Figure 8.3: A more complex "Hello World" program in MPI. Only process 0 writes to stdout; each process sends a message to process 0.

In addition, MPI provides a way to tag messages and to discover information about the size and source of the message. We will discuss each of these in turn.

Describing the Data Buffer

A data buffer typically is described by an address and a length, such as "a,100," where a is a pointer to 100 bytes of data. For example, the Unix write call describes the data to be written with an address and length (along with a file descriptor). MPI generalizes this to provide two additional capabilities: describing noncontiguous regions of data and describing data so that it can be communicated between processors with different data representations. To do this, MPI uses three values to describe a data buffer: the address, the (MPI) datatype, and the number or count of the items of that datatype. For example, a buffer a containing four C ints is described by the triple "a, 4, MPI_INT." There are predefined MPI datatypes for all of the basic datatypes defined in C, Fortran, and C++. The most common datatypes are shown in Table 8.1.

Table 8.1: The most common MPI datatypes. C and Fortran types on the same row are often but not always the same type. The type MPI_BYTE is used for raw data bytes and does not correspond to any particular datatype. The type MPI_PACKED is used for data that was incrementally packed with the routine MPI_Pack. The C++ MPI datatypes have the same name as the C datatypes but without the MPI_prefix, for example, MPI::INT.
C		Fortran
?	MPI type	?	MPI type

int	MPI_INT	INTEGER	MPI_INTEGER
double	MPI_DOUBLE	DOUBLE PRECISION	MPI_DOUBLE_PRECISION
float	MPI_FLOAT	REAL	MPI_REAL
long	MPI_LONG	?	?
char	MPI_CHAR	CHARACTER	MPI_CHARACTER
?	?	LOGICAL	MPI_LOGICAL
—	MPI_BYTE	—	MPI_BYTE
—	MPI_PACKED	—	MPI_PACKED

Describing the Destination or Source

The destination or source is specified by using the rank of the process. MPI generalizes the notion of destination and source rank by making the rank relative to a group of processes. This group may be a subset of the original group of processes. Allowing subsets of processes and using relative ranks make it easier to use MPI to write component-oriented software (more on this in Section 9.4). The MPI object that defines a group of processes (and a special communication context that will be discussed in Section 9.4) is called a communicator. Thus, sources and destinations are given by two parameters: a rank and a communicator. The communicator MPI_COMM_WORLD is predefined and contains all of the processes started by mpirun or mpiexec.
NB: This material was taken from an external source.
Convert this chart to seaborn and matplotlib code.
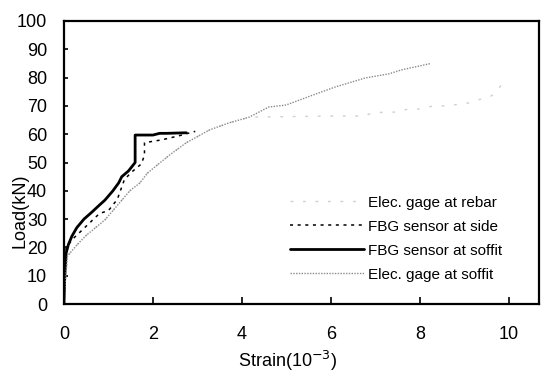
"""Load vs strain: FBG sensors and electrical gages."""

import matplotlib

matplotlib.use("Agg")
import matplotlib.pyplot as plt
import pandas as pd
import seaborn as sns

sns.set_theme(style="white")
plt.rcParams["font.family"] = ["Liberation Sans", "DejaVu Sans"]
plt.rcParams.update({"text.color": "black", "axes.labelcolor": "black",
                     "xtick.color": "black", "ytick.color": "black"})

# --- data (strain in 10^-3, load in kN) ---
REBAR_X = [0.0, 0.03, 0.08, 0.3, 0.51, 0.92, 1.1, 1.48, 1.7, 1.88, 2.15, 2.37,
           2.75, 3.27, 3.71, 4.16, 5.88, 6.17, 6.44, 6.69, 6.96, 7.22, 7.47,
           7.74, 8.0, 8.3, 8.57, 9.08, 9.6, 9.7, 9.87]
REBAR_Y = [0.0, 8.0, 17.0, 21.0, 24.4, 29.7, 33.0, 40.0, 42.7, 46.3, 49.8, 52.6,
           57.0, 61.5, 64.0, 66.0, 66.4, 66.4, 66.4, 66.4, 67.5, 67.8, 67.8,
           68.9, 68.9, 70.0, 70.0, 71.0, 73.5, 74.6, 78.4]

SIDE_X = [0.0, 0.02, 0.05, 0.2, 0.4, 0.6, 0.8, 1.0, 1.2, 1.36, 1.52, 1.74, 1.81,
          1.81, 2.2, 2.6, 2.95]
SIDE_Y = [0.0, 12.0, 20.0, 23.0, 26.0, 29.0, 32.0, 33.0, 37.0, 44.0, 46.6, 49.5, 52.6,
          57.0, 58.0, 59.5, 61.0]

SOFFIT_FBG_X = [0.0, 0.02, 0.05, 0.1, 0.18, 0.29, 0.45, 0.63, 0.8, 0.92, 1.1, 1.23,
                1.3, 1.45, 1.6, 1.6, 1.6, 2.0, 2.15, 2.3, 2.75]
SOFFIT_FBG_Y = [0.0, 10.0, 18.0, 21.0, 24.0, 27.0, 30.0, 32.5, 35.0, 36.7, 40.0, 42.8,
                45.0, 47.0, 50.0, 55.0, 59.7, 59.7, 60.3, 60.3, 60.5]

SOFFIT_EG_X = [0.0, 0.03, 0.08, 0.3, 0.51, 0.92, 1.1, 1.48, 1.7, 1.88, 2.15, 2.37,
               2.75, 3.27, 3.71, 4.16, 4.6, 4.99, 5.66, 6.1, 6.78, 7.3, 7.58, 8.25]
SOFFIT_EG_Y = [0.0, 8.0, 17.0, 21.0, 24.4, 29.7, 33.0, 40.0, 42.7, 46.3, 49.8, 52.6,
               57.0, 61.5, 64.0, 66.0, 69.6, 70.3, 74.2, 76.7, 79.9, 81.3, 82.7, 85.0]

LABELS = ["Elec. gage at rebar", "FBG sensor at side",
          "FBG sensor at soffit", "Elec. gage at soffit"]
X_TICKS = [0, 2, 4, 6, 8, 10]
Y_TICKS = list(range(0, 101, 10))


def main() -> None:
    parts = []
    for lab, xs, ys in zip(LABELS,
                           [REBAR_X, SIDE_X, SOFFIT_FBG_X, SOFFIT_EG_X],
                           [REBAR_Y, SIDE_Y, SOFFIT_FBG_Y, SOFFIT_EG_Y]):
        parts.append(pd.DataFrame({"strain": xs, "load": ys, "series": lab}))
    df = pd.concat(parts, ignore_index=True)

    fig = plt.figure(figsize=(5.51, 3.74), dpi=100)
    ax = fig.add_axes([0.116, 0.187, 0.862, 0.757])

    styles = {
        LABELS[0]: dict(color="#d0d0d0", lw=1.0, ls=(0, (2, 7))),
        LABELS[1]: dict(color="black", lw=1.1, ls=(0, (2, 3))),
        LABELS[2]: dict(color="black", lw=2.0, ls="-"),
        LABELS[3]: dict(color="#8a8a8a", lw=1.0, ls=(0, (1, 1))),
    }
    for lab in LABELS:
        st = styles[lab]
        sns.lineplot(data=df[df["series"] == lab], x="strain", y="load",
                     sort=False, estimator=None, ax=ax, label=lab,
                     color=st["color"], linewidth=st["lw"], linestyle=st["ls"])

    ax.set_xlim(0, 10.67)
    ax.set_ylim(0, 100)
    ax.set_xticks(X_TICKS)
    ax.set_yticks(Y_TICKS)
    ax.tick_params(axis="x", direction="in", length=5, width=1.2, pad=16,
                   labelsize=13, bottom=True)
    ax.tick_params(axis="y", direction="in", length=3, width=1.2, pad=12,
                   labelsize=13, left=True)
    for sp in ax.spines.values():
        sp.set_visible(True)
        sp.set_color("black")
        sp.set_linewidth(1.6)

    ax.set_xlabel("Strain(10$^{-3}$)", fontsize=13)
    ax.set_ylabel("Load(kN)", fontsize=13)
    ax.xaxis.set_label_coords(0.47, -0.158)
    ax.yaxis.set_label_coords(-0.075, 0.33)

    leg = ax.legend(loc="lower right", bbox_to_anchor=(0.952, 0.03), frameon=False,
                    fontsize=11, handlelength=4.8, handletextpad=0.3,
                    labelspacing=0.66)
    leg.set_zorder(5)

    fig.savefig("out.png", dpi=100)
    plt.close(fig)


if __name__ == "__main__":
    main()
As a source, the special value MPI_ANY_SOURCE may be used to indicate that the message may be received from any rank of the MPI processes in this MPI program.

Selecting among Messages

The "extra" argument for MPI_Send is a nonnegative integer tag value. This tag allows a program to send one extra number with the data. MPI_Recv can use this value either to select which message to receive (by specifying a specific tag value) or to use the tag to convey extra data (by specifying the wild card value MPI_ANY_TAG). In the latter case, the tag value of the received message is stored in the status argument (this is the last parameter to MPI_Recv in the C binding). This is a structure in C, an integer array in Fortran, and a class in C++. The tag and rank of the sending process can be accessed by referring to the appropriate element of status as shown in Table 8.2.
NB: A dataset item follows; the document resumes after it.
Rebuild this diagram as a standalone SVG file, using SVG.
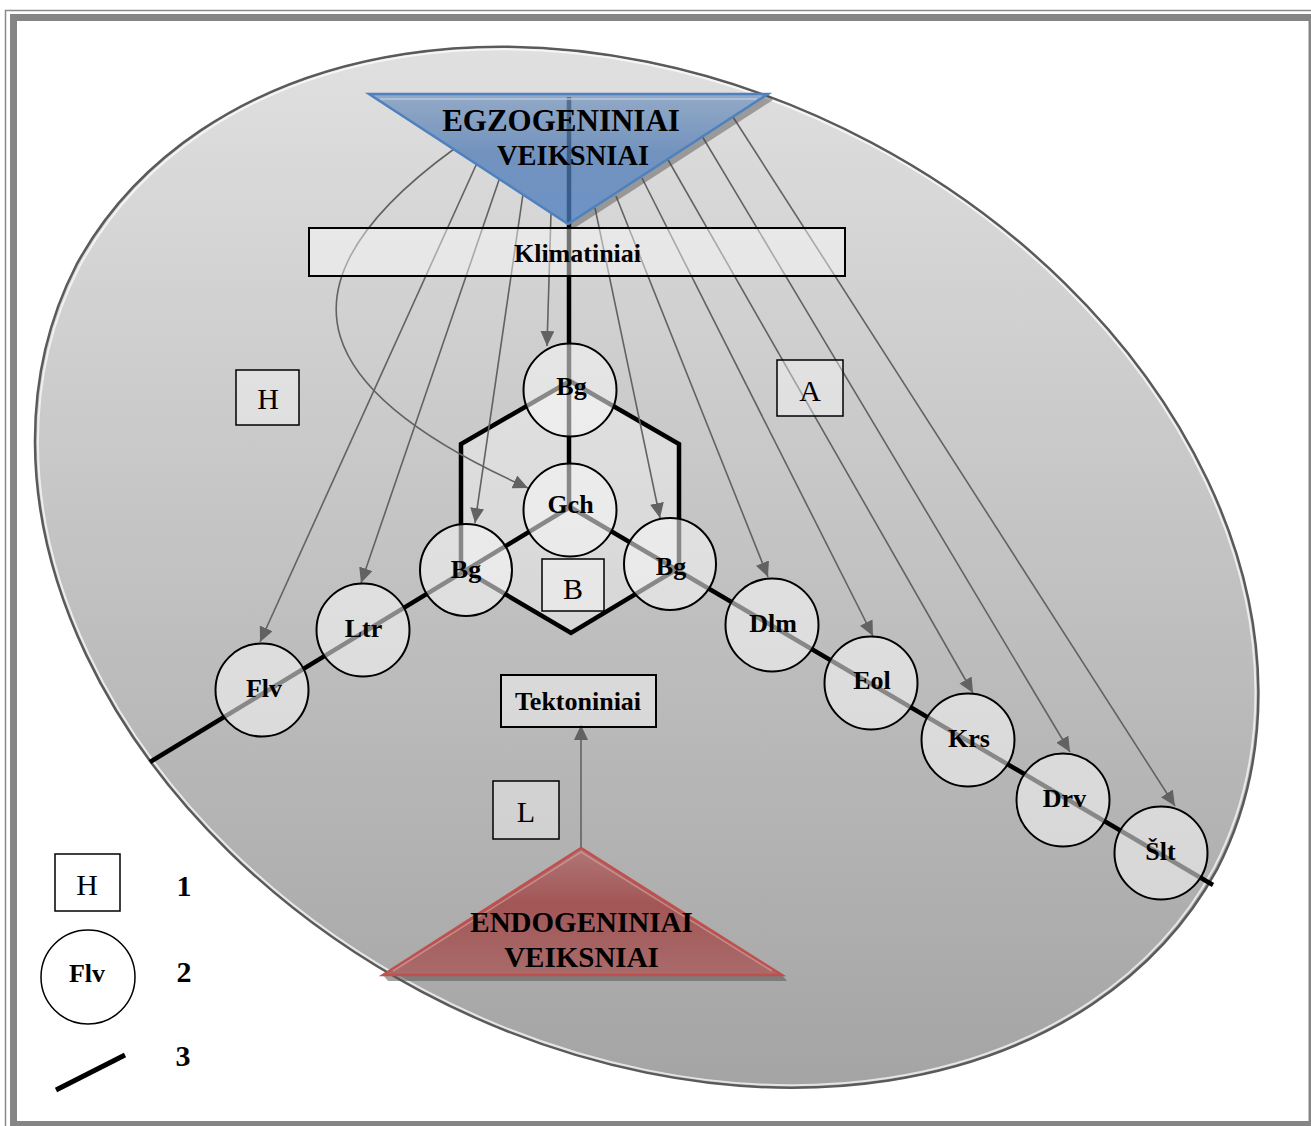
<svg xmlns="http://www.w3.org/2000/svg" width="1311" height="1126" viewBox="0 0 1311 1126">
  <defs>
    <linearGradient id="fieldGrad" x1="0" y1="0" x2="0" y2="1">
      <stop offset="0" stop-color="#e0e0e0"/>
      <stop offset="1" stop-color="#a4a4a4"/>
    </linearGradient>
    <linearGradient id="egzGrad" x1="0" y1="0" x2="0" y2="1">
      <stop offset="0" stop-color="#7a98bf"/>
      <stop offset="0.45" stop-color="#507bb5"/>
      <stop offset="1" stop-color="#4a7cc0"/>
    </linearGradient>
    <linearGradient id="endoGrad" x1="0" y1="0" x2="0" y2="1">
      <stop offset="0" stop-color="#b07676"/>
      <stop offset="0.45" stop-color="#a25656"/>
      <stop offset="1" stop-color="#a96b6b"/>
    </linearGradient>
    <marker id="arr" markerUnits="userSpaceOnUse" markerWidth="16" markerHeight="14" refX="15" refY="7" orient="auto">
      <path d="M0,0 L15,7 L0,14 z" fill="#626262"/>
    </marker>
  </defs>
  <style>
    .frame-thin{fill:none;stroke:#8a8a8a;stroke-width:1.5}
    .frame-thick{fill:none;stroke:#858585;stroke-width:7}
    .axis{stroke:#000;stroke-width:4.5;fill:none}
    .arrow{stroke:#626262;stroke-width:1.6;fill:none;marker-end:url(#arr)}
    .node circle{fill:#f7f7f7;fill-opacity:0.55;stroke:#000;stroke-width:2}
    .lbl{font-family:"Liberation Serif","Times New Roman",serif;font-weight:bold;font-size:26px;text-anchor:middle;fill:#000}
    .box{fill:#fff;fill-opacity:0.45;stroke:#000;stroke-width:2}
    .tag rect{fill:#fff;fill-opacity:0.4;stroke:#000;stroke-width:1.5}
    .tag text{font-family:"Liberation Serif","Times New Roman",serif;font-size:30px;text-anchor:middle;fill:#000}
    .big{font-family:"Liberation Serif","Times New Roman",serif;font-weight:bold;text-anchor:middle;fill:#000}
  </style>

  <rect x="0" y="0" width="1311" height="1126" fill="#fff"/>

  <!-- tilted field -->
  <g id="field">
    <path d="M76.5,264.7 A645.5,484.9 27.95 0 1 1216.9,869.7 A645.5,484.9 27.95 0 1 76.5,264.7 Z" fill="url(#fieldGrad)" stroke="#5a5a5a" stroke-width="2.5"/>
    <path d="M79.6,266.3 A642,481.4 27.95 0 1 1213.8,868.1 A642,481.4 27.95 0 1 79.6,266.3 Z" fill="none" stroke="#fff" stroke-width="2" stroke-opacity="0.7"/>
  </g>

  <!-- hexagonal core -->
  <g id="hex">
    <polygon points="570,381 679,444 679,568 571,633 461,568 461,444" fill="#fff" fill-opacity="0.38" stroke="#000" stroke-width="4.5" stroke-linejoin="miter"/>
  </g>

  <!-- connectors -->
  <g id="connectors">
    <line class="axis" x1="569" y1="97" x2="569" y2="508"/>
    <line class="axis" x1="570" y1="507" x2="150" y2="762"/>
    <line class="axis" x1="570" y1="507" x2="1213" y2="885"/>

    <path class="arrow" d="M454,149 C260,290 320,395 528,488"/>
    <path class="arrow" d="M477,163 L260,642"/>
    <path class="arrow" d="M499,180 L361,583"/>
    <path class="arrow" d="M523,194 L475,523"/>
    <path class="arrow" d="M551,213 L547,346"/>
    <path class="arrow" d="M595,208 L660,518"/>
    <path class="arrow" d="M616,196 L768,577"/>
    <path class="arrow" d="M642,178 L873,636"/>
    <path class="arrow" d="M667,158 L973,693"/>
    <path class="arrow" d="M702,136 L1070,752"/>
    <path class="arrow" d="M733,117 L1175,806"/>
    <path class="arrow" d="M581,848 L581,725"/>
  </g>

  <!-- exogenous factors -->
  <g id="egzogeniniai">
    <polygon points="768,95 773,100 573,229 568,224" fill="#4a4a4a" fill-opacity="0.45"/>
    <polygon points="369,94 768,94 568,224" fill="url(#egzGrad)" fill-opacity="0.75" stroke="#4f81bd" stroke-width="2.5" stroke-linejoin="miter"/>
    <line x1="380" y1="99" x2="757" y2="99" stroke="#c2d0e2" stroke-width="2" stroke-opacity="0.6"/>
    <text class="big" x="561" y="131" font-size="31">EGZOGENINIAI</text>
    <text class="big" x="573" y="165" font-size="28.5">VEIKSNIAI</text>
  </g>

  <g id="klimatiniai">
    <rect class="box" x="309" y="228" width="536" height="48"/>
    <text class="lbl" x="577.5" y="262">Klimatiniai</text>
  </g>

  <!-- area tags -->
  <g id="tag-h" class="tag">
    <rect x="236" y="370" width="63" height="55"/>
    <text x="268" y="409">H</text>
  </g>
  <g id="tag-a" class="tag">
    <rect x="777" y="360" width="66" height="56"/>
    <text x="810" y="401">A</text>
  </g>
  <g id="tag-b" class="tag">
    <rect x="542" y="559" width="62" height="52"/>
    <text x="573" y="599">B</text>
  </g>
  <g id="tag-l" class="tag">
    <rect x="493" y="781" width="66" height="58"/>
    <text x="526" y="822">L</text>
  </g>

  <!-- process nodes -->
  <g id="bg-top" class="node"><circle cx="570" cy="390" r="46.5"/><text class="lbl" x="571.5" y="395">Bg</text></g>
  <g id="gch" class="node"><circle cx="570" cy="510" r="46.5"/><text class="lbl" x="570.5" y="513">Gch</text></g>
  <g id="bg-left" class="node"><circle cx="466" cy="570" r="46"/><text class="lbl" x="466" y="578">Bg</text></g>
  <g id="bg-right" class="node"><circle cx="670" cy="564" r="46"/><text class="lbl" x="671" y="575">Bg</text></g>
  <g id="ltr" class="node"><circle cx="363" cy="630" r="46.5"/><text class="lbl" x="363.5" y="637">Ltr</text></g>
  <g id="flv" class="node"><circle cx="262" cy="690" r="46.5"/><text class="lbl" x="264" y="697">Flv</text></g>
  <g id="dlm" class="node"><circle cx="772" cy="625" r="46.5"/><text class="lbl" x="773" y="632">Dlm</text></g>
  <g id="eol" class="node"><circle cx="871" cy="683" r="46.5"/><text class="lbl" x="872" y="689">Eol</text></g>
  <g id="krs" class="node"><circle cx="968" cy="740" r="46.5"/><text class="lbl" x="969" y="747">Krs</text></g>
  <g id="drv" class="node"><circle cx="1063" cy="800" r="46.5"/><text class="lbl" x="1064.5" y="807">Drv</text></g>
  <g id="slt" class="node"><circle cx="1161" cy="853" r="46.5"/><text class="lbl" x="1160.5" y="860">Šlt</text></g>

  <g id="tektoniniai">
    <rect class="box" x="501" y="675" width="155" height="52"/>
    <text class="lbl" x="578" y="710">Tektoniniai</text>
  </g>

  <!-- endogenous factors -->
  <g id="endogeniniai">
    <polygon points="383,975 782,975 787,981 388,981" fill="#555" fill-opacity="0.55"/>
    <polygon points="581,848 383,975 782,975" fill="url(#endoGrad)" stroke="#c0504d" stroke-width="2.5" stroke-linejoin="miter"/>
    <polyline points="393,971 581,852 772,971" fill="none" stroke="#dba7a5" stroke-width="1.5" stroke-opacity="0.6"/>
    <text class="big" x="581.5" y="932" font-size="29">ENDOGENINIAI</text>
    <text class="big" x="581.5" y="967" font-size="29">VEIKSNIAI</text>
  </g>

  <!-- legend -->
  <g id="legend">
    <g class="tag">
      <rect x="55" y="854" width="65" height="57" style="fill:#fff;fill-opacity:1"/>
      <text x="87" y="895">H</text>
    </g>
    <circle cx="88" cy="977" r="47" fill="#fff" stroke="#000" stroke-width="1.5"/>
    <text class="lbl" x="87" y="982">Flv</text>
    <line x1="56" y1="1090" x2="125" y2="1055" stroke="#000" stroke-width="5"/>
    <text class="big" x="184" y="896" font-size="30">1</text>
    <text class="big" x="184" y="982" font-size="30">2</text>
    <text class="big" x="183" y="1066" font-size="30">3</text>
  </g>

  <!-- page frame -->
  <g id="frame">
    <rect class="frame-thin" x="5.5" y="10.5" width="1330" height="1140"/>
    <rect class="frame-thick" x="13.5" y="17.5" width="1298.5" height="1107"/>
  </g>
</svg>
Table 8.2: Accessing the source and tag after an MPI_Recv.
C	Fortran	C++

status.MPI_SOURCE	status(MPI_SOURCE)	status.Get_source()
status.MPI_TAG	status(MPI_TAG)	status.Get_tag()

Determining the Amount of Data Received

The amount of data received can be found by using the routine MPI_Get_count. For example,

    MPI_Get_count( &status, MPI_CHAR, &num_chars );

returns in num_chars the number of characters sent. The second argument should be the same MPI datatype that was used to receive the message. (Since many applications do not need this information, the use of a routine allows the implementation to avoid computing num_chars unless the user needs the value.)
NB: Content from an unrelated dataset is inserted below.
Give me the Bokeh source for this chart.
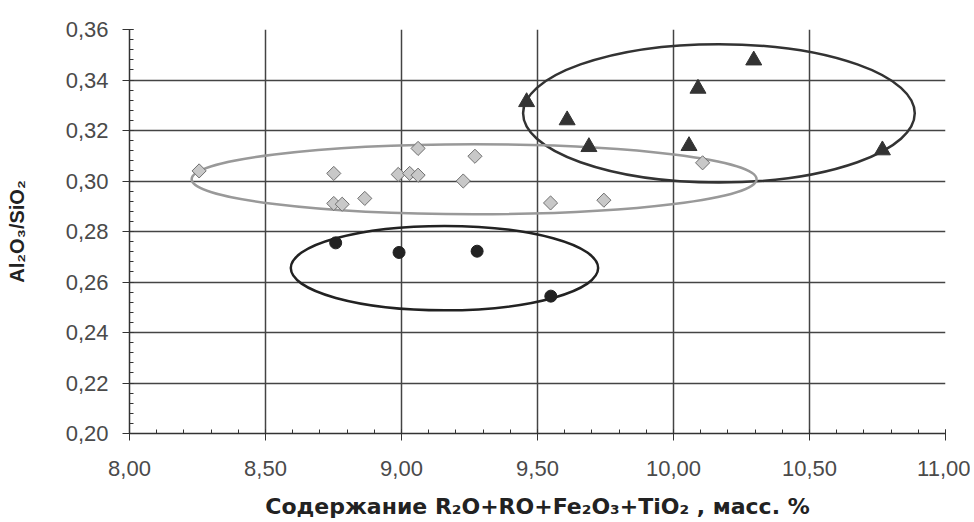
from bokeh.plotting import figure
from bokeh.embed import file_html
from bokeh.resources import INLINE
from bokeh.models import SingleIntervalTicker, CustomJSTickFormatter, Range1d
import numpy as np

# Group 1: triangles
tri_x = [10.295, 10.09, 9.46, 9.609, 9.689, 10.057, 10.768]
tri_y = [0.3478, 0.3366, 0.3313, 0.3241, 0.3135, 0.3139, 0.3122]

# Group 2: diamonds
dia_x = [8.256, 8.751, 9.061, 9.27, 8.988, 9.030, 9.061, 9.227, 8.751, 8.782, 8.865, 9.548, 9.744, 10.107]
dia_y = [0.3040, 0.3030, 0.3129, 0.3098, 0.3026, 0.3030, 0.3023, 0.3000, 0.2911, 0.2908, 0.2931, 0.2913, 0.2924, 0.3072]

# Group 3: circles
cir_x = [8.758, 8.991, 9.278, 9.549]
cir_y = [0.2755, 0.2717, 0.2722, 0.2544]

# Group envelopes (center x, center y, width, height)
env_tri = [10.167, 0.3268, 1.44, 0.0548]
env_dia = [9.267, 0.3007, 2.077, 0.0277]
env_cir = [9.158, 0.2655, 1.13, 0.0334]

x_range = [8.0, 11.0]
y_range = [0.20, 0.36]

p = figure(output_backend="svg", toolbar_location=None,
           frame_width=816, frame_height=404,
           min_border_left=129, min_border_top=29, min_border_right=25, min_border_bottom=88,
           x_range=Range1d(*x_range), y_range=Range1d(*y_range))
p.background_fill_color = "white"
p.border_fill_color = "white"
p.outline_line_color = None

fmt = CustomJSTickFormatter(code="return tick.toFixed(2).replace('.', ',');")
p.xaxis.ticker = SingleIntervalTicker(interval=0.5, num_minor_ticks=5)
p.yaxis.ticker = SingleIntervalTicker(interval=0.02, num_minor_ticks=5)
p.xaxis.formatter = fmt
p.yaxis.formatter = fmt

for ax in (p.xaxis, p.yaxis):
    ax.axis_line_color = "#333333"
    ax.axis_line_width = 1.5
    ax.major_tick_line_color = "#333333"
    ax.minor_tick_line_color = "#333333"
    ax.major_tick_in = 4
    ax.major_tick_out = 7
    ax.minor_tick_in = 4
    ax.minor_tick_out = 0
    ax.major_label_text_font = "Liberation Sans"
    ax.major_label_text_font_size = "22px"
    ax.major_label_text_color = "#4a4a4a"
    ax.axis_label_text_font_style = "bold"
    ax.axis_label_text_color = "#222222"

p.xaxis.major_label_standoff = 20
p.yaxis.major_label_standoff = 14

p.xaxis.axis_label = "Содержание R₂O+RO+Fe₂O₃+TiO₂ , масс. %"
p.xaxis.axis_label_text_font = "DejaVu Sans"
p.xaxis.axis_label_text_font_size = "22px"
p.xaxis.axis_label_standoff = 15

p.yaxis.axis_label = "Al₂O₃/SiO₂"
p.yaxis.axis_label_text_font = "Liberation Sans"
p.yaxis.axis_label_text_font_size = "20px"
p.yaxis.axis_label_standoff = 35

p.grid.grid_line_color = "#444444"
p.grid.grid_line_width = 1.5

# Envelopes
p.ellipse(x=[env_tri[0]], y=[env_tri[1]], width=[env_tri[2]], height=[env_tri[3]],
          fill_color=None, line_color="#333333", line_width=2.5)
p.ellipse(x=[env_dia[0]], y=[env_dia[1]], width=[env_dia[2]], height=[env_dia[3]],
          fill_color=None, line_color="#999999", line_width=2.5)
p.ellipse(x=[env_cir[0]], y=[env_cir[1]], width=[env_cir[2]], height=[env_cir[3]],
          fill_color=None, line_color="#222222", line_width=2.5)

# Markers
p.scatter(dia_x, dia_y, marker="square", angle=np.pi / 4, size=10,
          fill_color="#c8c8c8", line_color="#707070", line_width=1)
p.scatter(tri_x, tri_y, marker="triangle", size=16,
          fill_color="#333333", line_color="#333333")
p.scatter(cir_x, cir_y, marker="circle", size=12,
          fill_color="#222222", line_color="#222222")

open("out.html", "w").write(file_html(p, INLINE))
Our example provides a maximum-sized buffer in the receive. It is also possible to find the amount of memory needed to receive a message by using MPI_Probe, as shown in Figure 8.4.

    char *greeting;
    int num_chars, src;
    MPI_Status status;
    ...
    MPI_Probe( MPI_ANY_SOURCE, 1, MPI_COMM_WORLD, &status );
    MPI_Get_count( &status, MPI_CHAR, &num_chars );
    greeting = (char *)malloc( num_chars );
    src      = status.MPI_SOURCE;
    MPI_Recv( greeting, num_chars, MPI_CHAR,
              src, 1, MPI_COMM_WORLD, &status );

Figure 8.4: Using MPI_Probe to find the size of a message before receiving it.

MPI guarantees that messages are ordered, that is, that messages sent from one process to another arrive in the same order in which they were sent and that an MPI_Recv after an MPI_Probe will receive the message that the probe returned information on as long as the same message selection criteria (source rank, communicator, and message tag) are used. Note that in this example, the source for the MPI_Recv is specified as status.MPI_SOURCE, not MPI_ANY_SOURCE, to ensure that the message received is the same as the one about which MPI_Probe returned information.

^[2]There are a few exceptions, including MPI_Initialized.